Your instructor passed back your first math exam and you are devastated.  You thought you did so well preparing, you kept up with assignments, and came to every class. Why did you get a C−? You may feel like you have failed, but this is an opportunity take charge of your education! You have been given several opportunities by getting a C− on your exam.

Don't throw away any tests, even if you are upset about your grade. It is very important to take an inventory of the errors you made on each question.   Use the following inventory to assess your mistakes.

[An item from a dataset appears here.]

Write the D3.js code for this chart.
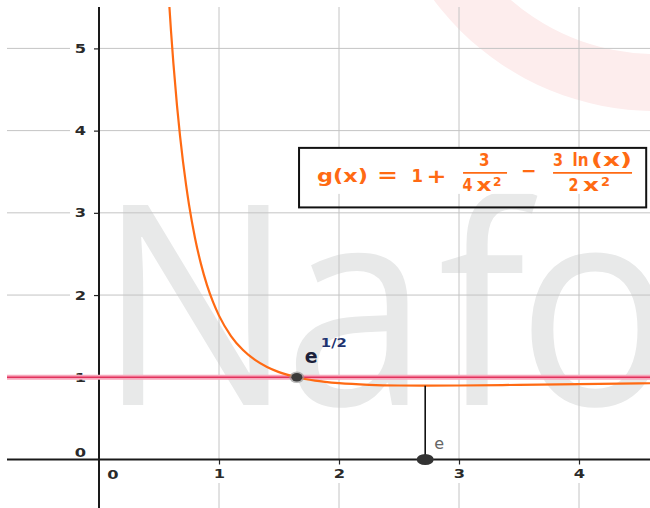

The Six Types of Test-Taking Errors

1. Carelessness. You lost focus on the question and made a silly error (like changing a sign or inventing a new rule of algebra).
2. Directions. You skipped over or misunderstood directions and as a result you did the problem incorrectly.
3. Concept. You did not understand the properties or principles required to work the problem.
4. Application. You understood the concepts involved, but did not apply them correctly in the context of the specific problem presented.
5. Nerves. You made errors in judgment due to the pressure of the test-taking environment. These include not completing the problem to the last step, changing a correct answer to an incorrect answer, getting stuck on one problem and spending too much time on it, rushing through the easiest parts of the test and making careless mistakes, leaving answers blank (no partial credit), or leaving early and not checking all of your answers.
6. Preparation. You studied the wrong material, or did not spend enough time studying the relevant topics.

Identifying what kinds of error you made will help you focus your strategy for study and preparation for the next exam.  You can develop a plan for how to prevent similar types of errors, once you know where to concentrate your efforts.